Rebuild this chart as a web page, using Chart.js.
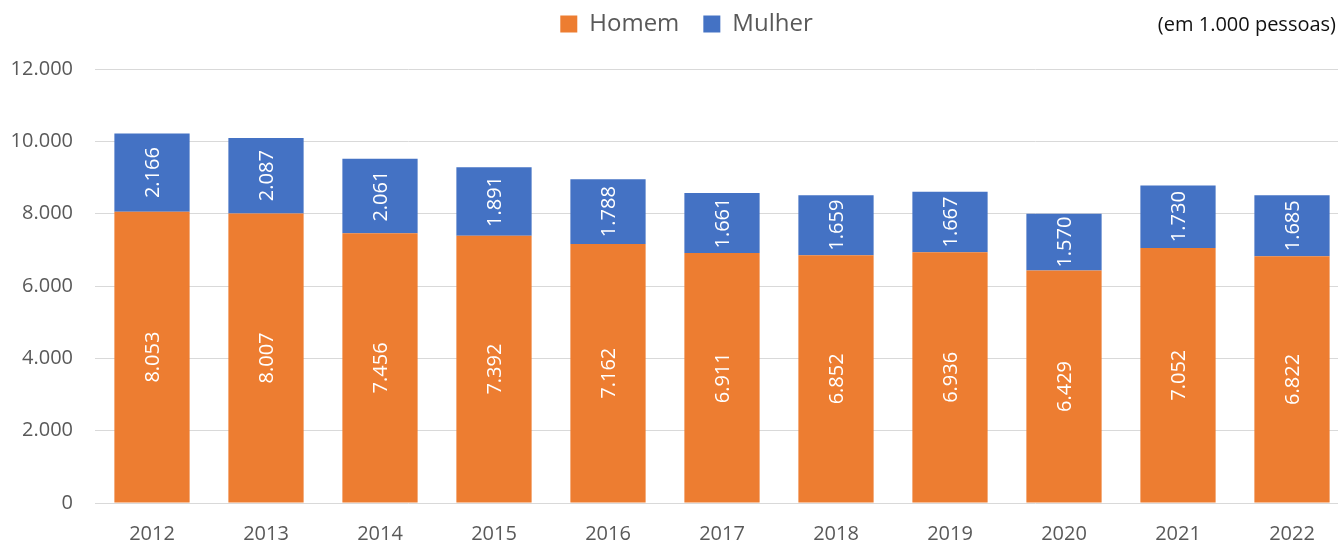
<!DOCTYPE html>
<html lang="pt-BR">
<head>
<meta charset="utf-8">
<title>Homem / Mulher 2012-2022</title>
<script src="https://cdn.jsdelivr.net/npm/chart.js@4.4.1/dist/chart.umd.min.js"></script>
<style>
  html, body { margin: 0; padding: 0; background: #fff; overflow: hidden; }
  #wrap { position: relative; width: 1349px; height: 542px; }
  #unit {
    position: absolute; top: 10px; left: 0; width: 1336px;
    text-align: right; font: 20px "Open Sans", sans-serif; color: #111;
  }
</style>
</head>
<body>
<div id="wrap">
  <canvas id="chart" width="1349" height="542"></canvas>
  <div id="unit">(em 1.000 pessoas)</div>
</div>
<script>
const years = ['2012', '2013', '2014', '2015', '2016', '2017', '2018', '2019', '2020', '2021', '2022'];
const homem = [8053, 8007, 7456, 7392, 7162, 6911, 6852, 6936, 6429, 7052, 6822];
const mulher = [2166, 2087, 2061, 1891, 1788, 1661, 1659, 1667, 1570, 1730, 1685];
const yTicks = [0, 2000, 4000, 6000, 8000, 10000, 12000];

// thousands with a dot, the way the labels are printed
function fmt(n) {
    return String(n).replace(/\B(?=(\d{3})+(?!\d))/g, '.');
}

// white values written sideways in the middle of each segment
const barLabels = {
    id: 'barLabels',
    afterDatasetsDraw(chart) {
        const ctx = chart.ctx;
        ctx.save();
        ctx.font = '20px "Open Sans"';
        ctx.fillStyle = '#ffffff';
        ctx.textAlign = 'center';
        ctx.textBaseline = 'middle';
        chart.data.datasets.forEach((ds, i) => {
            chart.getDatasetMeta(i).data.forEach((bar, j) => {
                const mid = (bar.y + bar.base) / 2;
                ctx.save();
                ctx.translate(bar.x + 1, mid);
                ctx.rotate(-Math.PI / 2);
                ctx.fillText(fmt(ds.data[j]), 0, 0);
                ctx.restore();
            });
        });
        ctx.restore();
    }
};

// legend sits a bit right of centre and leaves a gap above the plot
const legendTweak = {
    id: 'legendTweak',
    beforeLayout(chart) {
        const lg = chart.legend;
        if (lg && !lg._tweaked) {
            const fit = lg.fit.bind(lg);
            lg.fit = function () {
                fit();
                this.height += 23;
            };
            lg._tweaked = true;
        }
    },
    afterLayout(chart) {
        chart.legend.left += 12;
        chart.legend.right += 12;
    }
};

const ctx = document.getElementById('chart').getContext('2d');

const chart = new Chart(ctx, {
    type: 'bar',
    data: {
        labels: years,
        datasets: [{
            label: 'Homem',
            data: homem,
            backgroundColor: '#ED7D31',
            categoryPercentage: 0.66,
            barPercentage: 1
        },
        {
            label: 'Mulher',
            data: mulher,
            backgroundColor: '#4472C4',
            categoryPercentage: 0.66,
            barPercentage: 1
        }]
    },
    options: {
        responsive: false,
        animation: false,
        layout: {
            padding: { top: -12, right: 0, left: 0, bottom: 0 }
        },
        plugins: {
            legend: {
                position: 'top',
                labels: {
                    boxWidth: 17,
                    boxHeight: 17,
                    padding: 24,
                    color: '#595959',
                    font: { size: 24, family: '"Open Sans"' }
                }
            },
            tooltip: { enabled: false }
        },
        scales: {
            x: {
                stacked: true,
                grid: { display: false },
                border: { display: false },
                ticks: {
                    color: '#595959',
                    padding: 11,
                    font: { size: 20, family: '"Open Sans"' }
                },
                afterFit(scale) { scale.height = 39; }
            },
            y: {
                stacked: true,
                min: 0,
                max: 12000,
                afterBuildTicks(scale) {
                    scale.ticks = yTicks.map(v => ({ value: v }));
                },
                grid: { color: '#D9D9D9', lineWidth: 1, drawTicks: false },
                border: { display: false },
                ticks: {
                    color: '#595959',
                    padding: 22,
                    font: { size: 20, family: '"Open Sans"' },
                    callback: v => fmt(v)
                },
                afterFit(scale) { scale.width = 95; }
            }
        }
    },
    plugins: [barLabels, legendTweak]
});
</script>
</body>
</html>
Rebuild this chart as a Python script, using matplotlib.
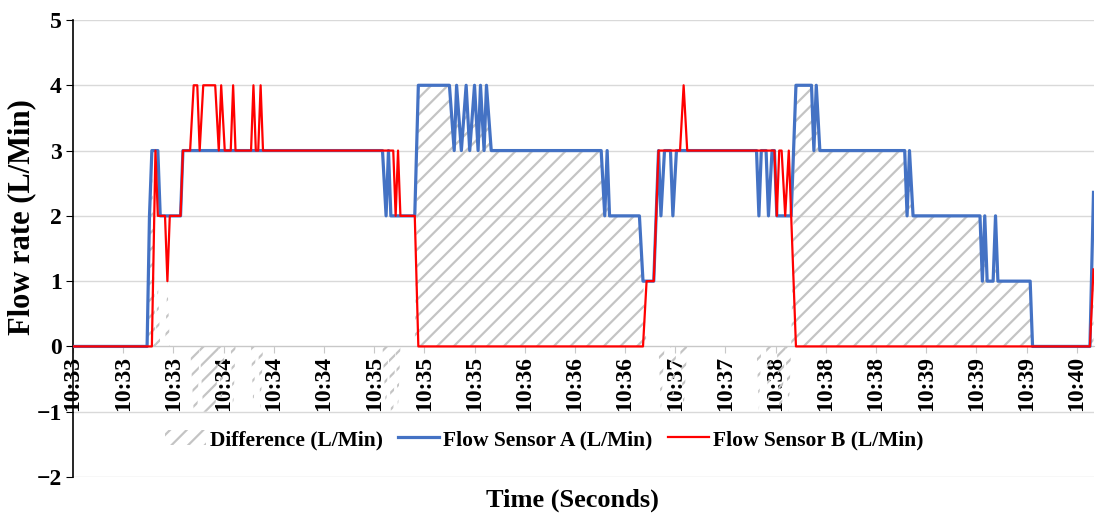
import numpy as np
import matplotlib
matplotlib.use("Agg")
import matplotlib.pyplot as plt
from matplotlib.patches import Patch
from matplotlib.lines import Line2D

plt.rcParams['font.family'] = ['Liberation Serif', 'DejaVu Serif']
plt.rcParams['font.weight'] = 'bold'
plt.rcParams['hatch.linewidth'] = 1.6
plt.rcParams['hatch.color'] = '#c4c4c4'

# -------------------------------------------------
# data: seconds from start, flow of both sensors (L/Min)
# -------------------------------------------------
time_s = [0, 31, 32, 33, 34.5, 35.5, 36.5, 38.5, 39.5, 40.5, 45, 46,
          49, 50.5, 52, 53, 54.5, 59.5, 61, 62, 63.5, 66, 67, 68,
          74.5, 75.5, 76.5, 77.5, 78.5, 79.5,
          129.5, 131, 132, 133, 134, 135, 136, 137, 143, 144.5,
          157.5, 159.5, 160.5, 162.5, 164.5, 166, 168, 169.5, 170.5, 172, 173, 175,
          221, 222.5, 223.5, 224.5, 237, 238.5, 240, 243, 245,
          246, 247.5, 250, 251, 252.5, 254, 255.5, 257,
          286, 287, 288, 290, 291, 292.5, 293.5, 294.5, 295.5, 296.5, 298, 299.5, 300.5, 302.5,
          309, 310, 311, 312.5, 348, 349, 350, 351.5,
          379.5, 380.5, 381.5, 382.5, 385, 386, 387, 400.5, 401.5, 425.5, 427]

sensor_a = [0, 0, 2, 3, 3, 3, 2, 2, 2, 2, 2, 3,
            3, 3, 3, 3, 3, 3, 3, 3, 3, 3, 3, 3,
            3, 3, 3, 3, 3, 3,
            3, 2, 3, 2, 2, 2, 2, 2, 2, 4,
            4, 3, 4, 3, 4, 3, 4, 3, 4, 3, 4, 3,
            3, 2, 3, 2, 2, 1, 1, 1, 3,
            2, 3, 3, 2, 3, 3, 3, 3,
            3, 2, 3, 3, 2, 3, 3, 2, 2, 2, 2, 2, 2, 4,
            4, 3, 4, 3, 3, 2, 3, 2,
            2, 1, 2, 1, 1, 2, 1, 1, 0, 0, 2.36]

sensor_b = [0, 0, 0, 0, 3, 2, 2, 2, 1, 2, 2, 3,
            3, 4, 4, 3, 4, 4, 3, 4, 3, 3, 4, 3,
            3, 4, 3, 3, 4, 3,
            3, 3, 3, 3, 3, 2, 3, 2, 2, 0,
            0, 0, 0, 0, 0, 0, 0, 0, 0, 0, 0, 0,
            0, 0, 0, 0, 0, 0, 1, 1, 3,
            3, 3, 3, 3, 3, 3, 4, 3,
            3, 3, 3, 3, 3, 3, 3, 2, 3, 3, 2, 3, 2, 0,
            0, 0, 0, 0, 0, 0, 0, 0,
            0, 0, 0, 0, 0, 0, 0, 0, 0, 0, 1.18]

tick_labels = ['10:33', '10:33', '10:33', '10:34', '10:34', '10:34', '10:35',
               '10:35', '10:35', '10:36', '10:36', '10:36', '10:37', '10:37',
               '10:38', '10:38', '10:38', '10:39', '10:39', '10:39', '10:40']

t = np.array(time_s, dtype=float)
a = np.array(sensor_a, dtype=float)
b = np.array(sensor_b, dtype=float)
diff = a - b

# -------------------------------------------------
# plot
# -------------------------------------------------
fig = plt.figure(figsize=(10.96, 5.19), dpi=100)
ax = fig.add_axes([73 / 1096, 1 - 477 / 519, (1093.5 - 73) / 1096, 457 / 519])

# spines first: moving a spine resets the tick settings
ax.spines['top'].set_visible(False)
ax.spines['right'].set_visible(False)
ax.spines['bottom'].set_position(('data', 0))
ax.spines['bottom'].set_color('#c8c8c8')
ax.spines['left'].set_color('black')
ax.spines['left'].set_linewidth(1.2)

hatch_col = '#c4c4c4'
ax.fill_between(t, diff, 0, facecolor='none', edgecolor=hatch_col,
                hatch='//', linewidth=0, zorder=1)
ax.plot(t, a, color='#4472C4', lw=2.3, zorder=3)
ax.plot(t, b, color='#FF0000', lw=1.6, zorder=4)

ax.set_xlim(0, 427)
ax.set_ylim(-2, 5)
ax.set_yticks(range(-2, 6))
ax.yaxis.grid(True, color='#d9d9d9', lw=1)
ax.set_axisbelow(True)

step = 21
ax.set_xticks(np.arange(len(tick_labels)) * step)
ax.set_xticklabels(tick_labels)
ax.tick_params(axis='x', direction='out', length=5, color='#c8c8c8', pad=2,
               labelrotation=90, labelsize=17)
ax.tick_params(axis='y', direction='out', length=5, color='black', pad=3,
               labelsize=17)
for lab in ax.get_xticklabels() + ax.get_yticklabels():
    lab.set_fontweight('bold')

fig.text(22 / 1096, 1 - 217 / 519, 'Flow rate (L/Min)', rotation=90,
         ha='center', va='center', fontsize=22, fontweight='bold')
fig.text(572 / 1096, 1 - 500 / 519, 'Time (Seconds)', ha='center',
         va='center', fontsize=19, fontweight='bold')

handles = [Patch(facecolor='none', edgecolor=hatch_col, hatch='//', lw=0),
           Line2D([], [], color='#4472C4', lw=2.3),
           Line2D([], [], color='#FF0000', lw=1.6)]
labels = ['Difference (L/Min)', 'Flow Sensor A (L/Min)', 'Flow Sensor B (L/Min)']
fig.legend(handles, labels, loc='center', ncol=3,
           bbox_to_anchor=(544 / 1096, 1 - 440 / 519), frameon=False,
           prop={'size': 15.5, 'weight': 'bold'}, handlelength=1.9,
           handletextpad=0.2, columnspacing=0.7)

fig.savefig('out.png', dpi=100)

_Written problem_: Extract exactly, and only, the lines from the one with "Rebuild this chart as a Python" to the one with "2, 1, 2, 1, 1, 2, 1, 1, 0, 0, 2.36]", both ends counted. Leave the images behind.

_Written response_:
Rebuild this chart as a Python script, using matplotlib.
import numpy as np
import matplotlib
matplotlib.use("Agg")
import matplotlib.pyplot as plt
from matplotlib.patches import Patch
from matplotlib.lines import Line2D

plt.rcParams['font.family'] = ['Liberation Serif', 'DejaVu Serif']
plt.rcParams['font.weight'] = 'bold'
plt.rcParams['hatch.linewidth'] = 1.6
plt.rcParams['hatch.color'] = '#c4c4c4'

# -------------------------------------------------
# data: seconds from start, flow of both sensors (L/Min)
# -------------------------------------------------
time_s = [0, 31, 32, 33, 34.5, 35.5, 36.5, 38.5, 39.5, 40.5, 45, 46,
          49, 50.5, 52, 53, 54.5, 59.5, 61, 62, 63.5, 66, 67, 68,
          74.5, 75.5, 76.5, 77.5, 78.5, 79.5,
          129.5, 131, 132, 133, 134, 135, 136, 137, 143, 144.5,
          157.5, 159.5, 160.5, 162.5, 164.5, 166, 168, 169.5, 170.5, 172, 173, 175,
          221, 222.5, 223.5, 224.5, 237, 238.5, 240, 243, 245,
          246, 247.5, 250, 251, 252.5, 254, 255.5, 257,
          286, 287, 288, 290, 291, 292.5, 293.5, 294.5, 295.5, 296.5, 298, 299.5, 300.5, 302.5,
          309, 310, 311, 312.5, 348, 349, 350, 351.5,
          379.5, 380.5, 381.5, 382.5, 385, 386, 387, 400.5, 401.5, 425.5, 427]

sensor_a = [0, 0, 2, 3, 3, 3, 2, 2, 2, 2, 2, 3,
            3, 3, 3, 3, 3, 3, 3, 3, 3, 3, 3, 3,
            3, 3, 3, 3, 3, 3,
            3, 2, 3, 2, 2, 2, 2, 2, 2, 4,
            4, 3, 4, 3, 4, 3, 4, 3, 4, 3, 4, 3,
            3, 2, 3, 2, 2, 1, 1, 1, 3,
            2, 3, 3, 2, 3, 3, 3, 3,
            3, 2, 3, 3, 2, 3, 3, 2, 2, 2, 2, 2, 2, 4,
            4, 3, 4, 3, 3, 2, 3, 2,
            2, 1, 2, 1, 1, 2, 1, 1, 0, 0, 2.36]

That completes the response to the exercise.